- INSTRUCTION
Transcribe all of the material below word for word and leave out its pictures.

- SUPPLIED MATERIAL
** BEGIN **
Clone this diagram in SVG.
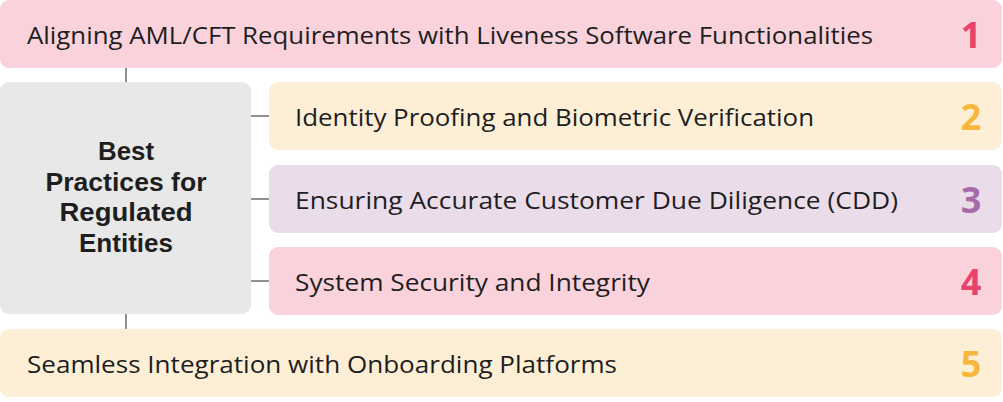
<svg xmlns="http://www.w3.org/2000/svg" width="1003" height="402" viewBox="0 0 1003 402">
<style>
.t{font-family:"Open Sans","Liberation Sans",sans-serif;font-size:24px;fill:#1e1e1e}
.n{font-family:"Open Sans","Liberation Sans",sans-serif;font-size:36px;font-weight:700;text-anchor:middle}
.c{font-family:"Liberation Sans",Arial,sans-serif;font-size:25px;font-weight:700;fill:#1e1e1e;text-anchor:middle}
.pk{fill:#fad2dc}.yl{fill:#fdefd6}.pp{fill:#ebdcea}.gy{fill:#e8e8e8}
</style>
<g id="connectors" stroke="#6b6b6b" stroke-width="1.5" fill="none">
<line x1="126" y1="68" x2="126" y2="82"/>
<line x1="126" y1="314" x2="126" y2="329"/>
<line x1="251" y1="116" x2="269" y2="116"/>
<line x1="251" y1="199" x2="269" y2="199"/>
<line x1="251" y1="281" x2="269" y2="281"/>
</g>
<g id="node1">
<rect class="pk" x="0" y="0" width="1002" height="68" rx="9"/>
<text class="t" x="27" y="44" textLength="846" lengthAdjust="spacingAndGlyphs">Aligning AML/CFT Requirements with Liveness Software Functionalities</text>
<text class="n" x="971" y="48" fill="#e8436a">1</text>
</g>
<g id="center">
<rect class="gy" x="0" y="82" width="251" height="232" rx="9"/>
<text class="c" x="126" y="160" textLength="56" lengthAdjust="spacingAndGlyphs">Best</text>
<text class="c" x="126" y="191" textLength="161" lengthAdjust="spacingAndGlyphs">Practices for</text>
<text class="c" x="126" y="221" textLength="133" lengthAdjust="spacingAndGlyphs">Regulated</text>
<text class="c" x="126" y="252" textLength="94" lengthAdjust="spacingAndGlyphs">Entities</text>
</g>
<g id="node2">
<rect class="yl" x="269" y="82" width="733" height="68" rx="9"/>
<text class="t" x="295" y="126" textLength="519" lengthAdjust="spacingAndGlyphs">Identity Proofing and Biometric Verification</text>
<text class="n" x="971" y="130" fill="#f6b73c">2</text>
</g>
<g id="node3">
<rect class="pp" x="269" y="165" width="733" height="68" rx="9"/>
<text class="t" x="295" y="209" textLength="603" lengthAdjust="spacingAndGlyphs">Ensuring Accurate Customer Due Diligence (CDD)</text>
<text class="n" x="971" y="213" fill="#a56ca9">3</text>
</g>
<g id="node4">
<rect class="pk" x="269" y="247" width="733" height="68" rx="9"/>
<text class="t" x="295" y="291" textLength="355" lengthAdjust="spacingAndGlyphs">System Security and Integrity</text>
<text class="n" x="971" y="295" fill="#e8436a">4</text>
</g>
<g id="node5">
<rect class="yl" x="0" y="329" width="1002" height="68" rx="9"/>
<text class="t" x="27" y="373" textLength="590" lengthAdjust="spacingAndGlyphs">Seamless Integration with Onboarding Platforms</text>
<text class="n" x="971" y="377" fill="#f6b73c">5</text>
</g>
</svg>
** END **
- FINISHED EXERCISE
Clone this diagram in SVG.
<svg xmlns="http://www.w3.org/2000/svg" width="1003" height="402" viewBox="0 0 1003 402">
<style>
.t{font-family:"Open Sans","Liberation Sans",sans-serif;font-size:24px;fill:#1e1e1e}
.n{font-family:"Open Sans","Liberation Sans",sans-serif;font-size:36px;font-weight:700;text-anchor:middle}
.c{font-family:"Liberation Sans",Arial,sans-serif;font-size:25px;font-weight:700;fill:#1e1e1e;text-anchor:middle}
.pk{fill:#fad2dc}.yl{fill:#fdefd6}.pp{fill:#ebdcea}.gy{fill:#e8e8e8}
</style>
<g id="connectors" stroke="#6b6b6b" stroke-width="1.5" fill="none">
<line x1="126" y1="68" x2="126" y2="82"/>
<line x1="126" y1="314" x2="126" y2="329"/>
<line x1="251" y1="116" x2="269" y2="116"/>
<line x1="251" y1="199" x2="269" y2="199"/>
<line x1="251" y1="281" x2="269" y2="281"/>
</g>
<g id="node1">
<rect class="pk" x="0" y="0" width="1002" height="68" rx="9"/>
<text class="t" x="27" y="44" textLength="846" lengthAdjust="spacingAndGlyphs">Aligning AML/CFT Requirements with Liveness Software Functionalities</text>
<text class="n" x="971" y="48" fill="#e8436a">1</text>
</g>
<g id="center">
<rect class="gy" x="0" y="82" width="251" height="232" rx="9"/>
<text class="c" x="126" y="160" textLength="56" lengthAdjust="spacingAndGlyphs">Best</text>
<text class="c" x="126" y="191" textLength="161" lengthAdjust="spacingAndGlyphs">Practices for</text>
<text class="c" x="126" y="221" textLength="133" lengthAdjust="spacingAndGlyphs">Regulated</text>
<text class="c" x="126" y="252" textLength="94" lengthAdjust="spacingAndGlyphs">Entities</text>
</g>
<g id="node2">
<rect class="yl" x="269" y="82" width="733" height="68" rx="9"/>
<text class="t" x="295" y="126" textLength="519" lengthAdjust="spacingAndGlyphs">Identity Proofing and Biometric Verification</text>
<text class="n" x="971" y="130" fill="#f6b73c">2</text>
</g>
<g id="node3">
<rect class="pp" x="269" y="165" width="733" height="68" rx="9"/>
<text class="t" x="295" y="209" textLength="603" lengthAdjust="spacingAndGlyphs">Ensuring Accurate Customer Due Diligence (CDD)</text>
<text class="n" x="971" y="213" fill="#a56ca9">3</text>
</g>
<g id="node4">
<rect class="pk" x="269" y="247" width="733" height="68" rx="9"/>
<text class="t" x="295" y="291" textLength="355" lengthAdjust="spacingAndGlyphs">System Security and Integrity</text>
<text class="n" x="971" y="295" fill="#e8436a">4</text>
</g>
<g id="node5">
<rect class="yl" x="0" y="329" width="1002" height="68" rx="9"/>
<text class="t" x="27" y="373" textLength="590" lengthAdjust="spacingAndGlyphs">Seamless Integration with Onboarding Platforms</text>
<text class="n" x="971" y="377" fill="#f6b73c">5</text>
</g>
</svg>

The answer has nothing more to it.